According to Arnøy, fresh fish is a golden opportunity for the Scandinavia-China rail connection. He pointed out that while containers running from China to Europe are easy enough to fill, there are problems packing up the containers heading back to China.

“This is certainly an important issue for the future,” he said.


BRI is the driver

Arnøy comments that the east-bound rail is something that the Port of Narvik has been working on for years, but now, thanks to Chinese Belt and Road Initiative (BRI) there is sufficient momentum for real business.

“The Northern route makes good sense, given the fact that the Central European route is so congested.”

The “salmon bridge” between Narvik and China may soon become a reality, thanks to a new innovation by Norwegian company BluWrap. CEO Ole Strand (photo above, in the middle) from BluWrap talked about “the future of fresh” at Railforum 2019, citing new trends which demand fresh foods and frown on frozen goods.

“This is a demand we see rising in the world,” Strand said.

With BluWrap technology, it is possible to double the shelf life of food goods, allowing for continent-to-continent rail transport. BluWrap is already taking fresh foods, such as salmon and pork, to the EU, the USA and South America.

“We’re presently working to get approval for rail export to China. Hopefully this will happen very soon.”


World is your oyster – and it won’t rot  

Strand envisions a scenario where salmon gets to the Chinese city of Xi’an by train and is taken further from there, if need be.

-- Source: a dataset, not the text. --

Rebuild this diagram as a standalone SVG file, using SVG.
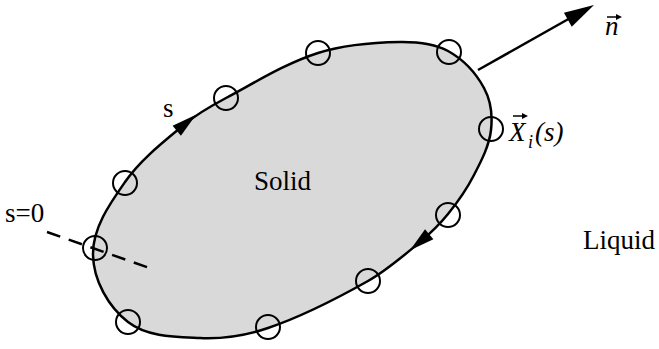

“When we started talking about this, people said that it can’t be done, that the food will rot.” Studies and feedback from customers say different: the technology makes the food stay fresh for extended periods of time.

“This is a big possibility and a real gamechanger,” he said.


Smart containers emerging

Jaakko Saha, Export Logistic Manager, Tuoretie Oy, added that the “container world” is becoming more diverse all the time. Already, there is satellite assisted monitoring of containers en route in almost real-time and also prudent temperature data available.

“The shift of goods to rail can now include also chilled products,” he said.

At the seminar, Vidar Karlsson, Senior Manager, Eimskip Iceland, offered an update on the development of the Trans-Atlantic route. Eimskip Iceland has 19 vessels and a strong focus on Canada and New England, USA, as future destination of goods. The volumes, as of yet, are minor.

“Our Trans-Atlantic cargo is still only 7% of the total volume, but just a few years ago it was almost zero, so there has been a lot of development.”